## CHALLENGE
Below this line is a listing that includes pictures. Copy exactly, and only, the lines from the one containing "Output the web" through the one containing "6, 11, 13];"; the pictures do not go in the copy.

--- Start ---

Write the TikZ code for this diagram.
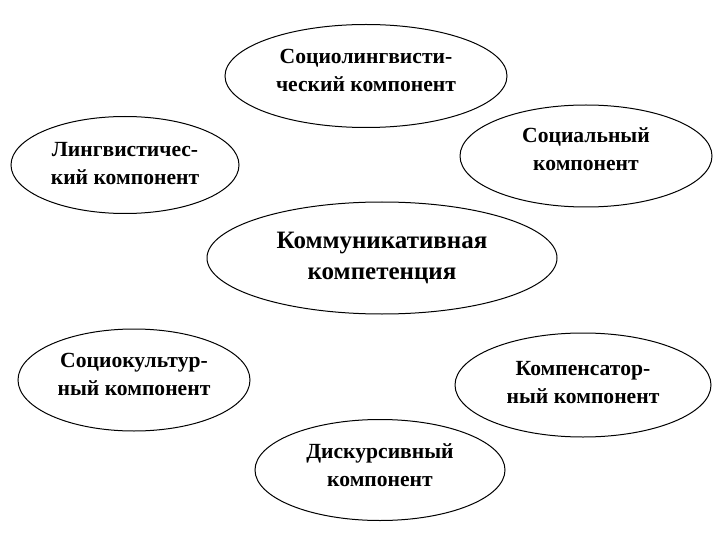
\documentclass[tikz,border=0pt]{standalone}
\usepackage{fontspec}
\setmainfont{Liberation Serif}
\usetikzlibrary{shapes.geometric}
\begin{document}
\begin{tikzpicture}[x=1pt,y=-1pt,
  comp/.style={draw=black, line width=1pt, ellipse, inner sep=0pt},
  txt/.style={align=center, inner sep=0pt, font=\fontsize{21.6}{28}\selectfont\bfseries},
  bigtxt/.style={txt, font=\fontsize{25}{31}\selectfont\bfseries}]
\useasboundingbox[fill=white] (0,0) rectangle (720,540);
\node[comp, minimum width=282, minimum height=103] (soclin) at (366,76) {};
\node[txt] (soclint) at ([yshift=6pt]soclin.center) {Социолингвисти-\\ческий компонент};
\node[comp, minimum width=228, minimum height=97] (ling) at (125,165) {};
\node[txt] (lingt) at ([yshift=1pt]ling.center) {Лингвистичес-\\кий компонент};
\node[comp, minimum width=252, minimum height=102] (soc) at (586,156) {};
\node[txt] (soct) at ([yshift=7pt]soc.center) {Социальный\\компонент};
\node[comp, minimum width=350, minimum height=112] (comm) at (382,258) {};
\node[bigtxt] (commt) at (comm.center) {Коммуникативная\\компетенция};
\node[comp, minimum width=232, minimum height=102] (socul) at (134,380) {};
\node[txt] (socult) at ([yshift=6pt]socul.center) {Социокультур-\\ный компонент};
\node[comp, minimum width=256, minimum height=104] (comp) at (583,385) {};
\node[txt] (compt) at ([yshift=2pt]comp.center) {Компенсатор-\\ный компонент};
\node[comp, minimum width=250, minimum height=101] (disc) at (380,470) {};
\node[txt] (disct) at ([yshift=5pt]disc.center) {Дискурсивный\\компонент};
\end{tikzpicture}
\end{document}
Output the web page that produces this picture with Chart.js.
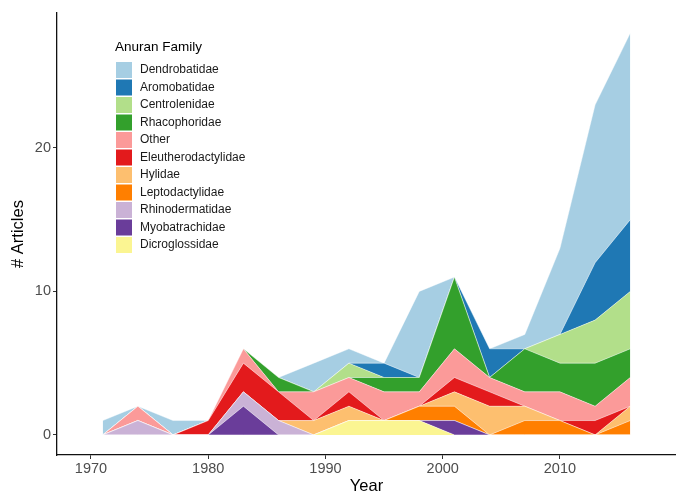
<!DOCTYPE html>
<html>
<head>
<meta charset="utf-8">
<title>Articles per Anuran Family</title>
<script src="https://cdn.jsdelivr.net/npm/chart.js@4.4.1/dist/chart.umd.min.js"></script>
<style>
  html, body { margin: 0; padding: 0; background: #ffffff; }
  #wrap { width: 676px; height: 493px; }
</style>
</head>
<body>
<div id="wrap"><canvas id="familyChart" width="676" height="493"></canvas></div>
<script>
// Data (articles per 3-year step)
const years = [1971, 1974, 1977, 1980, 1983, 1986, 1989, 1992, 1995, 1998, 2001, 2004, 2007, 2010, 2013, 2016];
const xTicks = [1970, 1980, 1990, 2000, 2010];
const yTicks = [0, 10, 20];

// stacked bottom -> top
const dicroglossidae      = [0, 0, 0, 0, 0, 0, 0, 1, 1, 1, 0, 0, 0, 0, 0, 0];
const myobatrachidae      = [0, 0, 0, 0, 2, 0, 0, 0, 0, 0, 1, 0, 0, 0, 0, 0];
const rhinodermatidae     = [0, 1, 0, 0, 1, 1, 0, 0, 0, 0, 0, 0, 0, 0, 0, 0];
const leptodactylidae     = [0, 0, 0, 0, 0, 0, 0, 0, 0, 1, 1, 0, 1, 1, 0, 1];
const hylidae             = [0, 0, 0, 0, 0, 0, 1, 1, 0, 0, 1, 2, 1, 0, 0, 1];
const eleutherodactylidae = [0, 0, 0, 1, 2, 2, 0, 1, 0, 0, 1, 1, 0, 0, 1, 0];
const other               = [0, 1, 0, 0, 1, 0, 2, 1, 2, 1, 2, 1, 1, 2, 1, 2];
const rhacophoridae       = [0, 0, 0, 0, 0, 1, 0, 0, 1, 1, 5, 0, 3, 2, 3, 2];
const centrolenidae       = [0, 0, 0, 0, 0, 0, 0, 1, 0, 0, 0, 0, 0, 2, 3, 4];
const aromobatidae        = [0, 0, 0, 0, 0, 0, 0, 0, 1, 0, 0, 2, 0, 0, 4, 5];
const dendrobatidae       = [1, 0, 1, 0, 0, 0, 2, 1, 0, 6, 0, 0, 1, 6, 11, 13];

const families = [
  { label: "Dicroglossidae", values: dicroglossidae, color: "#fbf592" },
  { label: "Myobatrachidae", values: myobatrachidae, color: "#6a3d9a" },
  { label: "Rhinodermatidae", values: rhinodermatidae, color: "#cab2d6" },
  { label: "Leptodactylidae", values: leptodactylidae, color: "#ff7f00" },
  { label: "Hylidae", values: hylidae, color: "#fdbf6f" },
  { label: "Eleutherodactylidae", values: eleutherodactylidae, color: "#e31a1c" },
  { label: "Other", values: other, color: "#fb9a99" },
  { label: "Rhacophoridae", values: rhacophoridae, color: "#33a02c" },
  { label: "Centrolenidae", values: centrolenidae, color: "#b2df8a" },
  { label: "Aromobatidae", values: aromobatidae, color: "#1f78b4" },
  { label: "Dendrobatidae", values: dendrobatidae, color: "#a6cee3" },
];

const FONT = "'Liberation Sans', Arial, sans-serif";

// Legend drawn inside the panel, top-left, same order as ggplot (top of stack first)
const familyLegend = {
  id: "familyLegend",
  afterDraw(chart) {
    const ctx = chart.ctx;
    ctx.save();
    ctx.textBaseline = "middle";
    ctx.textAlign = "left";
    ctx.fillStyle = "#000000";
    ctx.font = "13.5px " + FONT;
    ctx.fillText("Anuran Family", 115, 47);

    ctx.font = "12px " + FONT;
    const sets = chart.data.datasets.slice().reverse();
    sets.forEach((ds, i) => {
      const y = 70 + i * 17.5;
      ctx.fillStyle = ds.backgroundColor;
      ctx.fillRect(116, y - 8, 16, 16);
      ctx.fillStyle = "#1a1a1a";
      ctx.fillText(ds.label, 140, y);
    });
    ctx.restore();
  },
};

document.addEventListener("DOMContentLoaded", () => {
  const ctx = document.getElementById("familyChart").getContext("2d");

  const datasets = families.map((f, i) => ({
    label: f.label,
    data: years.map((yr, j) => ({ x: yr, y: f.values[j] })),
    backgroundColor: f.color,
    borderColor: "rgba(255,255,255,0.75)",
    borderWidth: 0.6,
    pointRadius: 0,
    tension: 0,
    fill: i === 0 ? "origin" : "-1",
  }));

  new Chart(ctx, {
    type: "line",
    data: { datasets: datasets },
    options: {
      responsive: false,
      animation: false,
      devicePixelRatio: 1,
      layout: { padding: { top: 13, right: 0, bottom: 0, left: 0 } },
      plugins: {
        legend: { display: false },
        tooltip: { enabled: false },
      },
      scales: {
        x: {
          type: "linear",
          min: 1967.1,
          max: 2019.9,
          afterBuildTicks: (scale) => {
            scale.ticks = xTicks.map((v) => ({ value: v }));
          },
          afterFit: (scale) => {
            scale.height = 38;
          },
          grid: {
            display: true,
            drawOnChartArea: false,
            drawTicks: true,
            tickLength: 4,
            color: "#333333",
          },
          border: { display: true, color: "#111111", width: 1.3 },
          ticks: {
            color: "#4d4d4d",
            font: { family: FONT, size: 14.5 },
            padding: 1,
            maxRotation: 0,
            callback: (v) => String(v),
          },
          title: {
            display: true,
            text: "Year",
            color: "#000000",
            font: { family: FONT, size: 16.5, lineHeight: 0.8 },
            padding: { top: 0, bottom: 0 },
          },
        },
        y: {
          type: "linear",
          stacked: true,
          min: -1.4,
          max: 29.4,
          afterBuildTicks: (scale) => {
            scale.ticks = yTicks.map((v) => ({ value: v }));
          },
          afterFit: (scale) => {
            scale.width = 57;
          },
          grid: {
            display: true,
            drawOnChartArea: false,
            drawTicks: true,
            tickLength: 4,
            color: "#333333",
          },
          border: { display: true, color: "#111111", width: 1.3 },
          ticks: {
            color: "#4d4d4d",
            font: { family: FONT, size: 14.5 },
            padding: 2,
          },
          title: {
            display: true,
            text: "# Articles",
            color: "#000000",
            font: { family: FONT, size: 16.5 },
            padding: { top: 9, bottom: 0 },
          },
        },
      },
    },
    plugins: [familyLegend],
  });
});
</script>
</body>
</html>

--- End ---

## ANSWER TO THIS EXERCISE
Output the web page that produces this picture with Chart.js.
<!DOCTYPE html>
<html>
<head>
<meta charset="utf-8">
<title>Articles per Anuran Family</title>
<script src="https://cdn.jsdelivr.net/npm/chart.js@4.4.1/dist/chart.umd.min.js"></script>
<style>
  html, body { margin: 0; padding: 0; background: #ffffff; }
  #wrap { width: 676px; height: 493px; }
</style>
</head>
<body>
<div id="wrap"><canvas id="familyChart" width="676" height="493"></canvas></div>
<script>
// Data (articles per 3-year step)
const years = [1971, 1974, 1977, 1980, 1983, 1986, 1989, 1992, 1995, 1998, 2001, 2004, 2007, 2010, 2013, 2016];
const xTicks = [1970, 1980, 1990, 2000, 2010];
const yTicks = [0, 10, 20];

// stacked bottom -> top
const dicroglossidae      = [0, 0, 0, 0, 0, 0, 0, 1, 1, 1, 0, 0, 0, 0, 0, 0];
const myobatrachidae      = [0, 0, 0, 0, 2, 0, 0, 0, 0, 0, 1, 0, 0, 0, 0, 0];
const rhinodermatidae     = [0, 1, 0, 0, 1, 1, 0, 0, 0, 0, 0, 0, 0, 0, 0, 0];
const leptodactylidae     = [0, 0, 0, 0, 0, 0, 0, 0, 0, 1, 1, 0, 1, 1, 0, 1];
const hylidae             = [0, 0, 0, 0, 0, 0, 1, 1, 0, 0, 1, 2, 1, 0, 0, 1];
const eleutherodactylidae = [0, 0, 0, 1, 2, 2, 0, 1, 0, 0, 1, 1, 0, 0, 1, 0];
const other               = [0, 1, 0, 0, 1, 0, 2, 1, 2, 1, 2, 1, 1, 2, 1, 2];
const rhacophoridae       = [0, 0, 0, 0, 0, 1, 0, 0, 1, 1, 5, 0, 3, 2, 3, 2];
const centrolenidae       = [0, 0, 0, 0, 0, 0, 0, 1, 0, 0, 0, 0, 0, 2, 3, 4];
const aromobatidae        = [0, 0, 0, 0, 0, 0, 0, 0, 1, 0, 0, 2, 0, 0, 4, 5];
const dendrobatidae       = [1, 0, 1, 0, 0, 0, 2, 1, 0, 6, 0, 0, 1, 6, 11, 13];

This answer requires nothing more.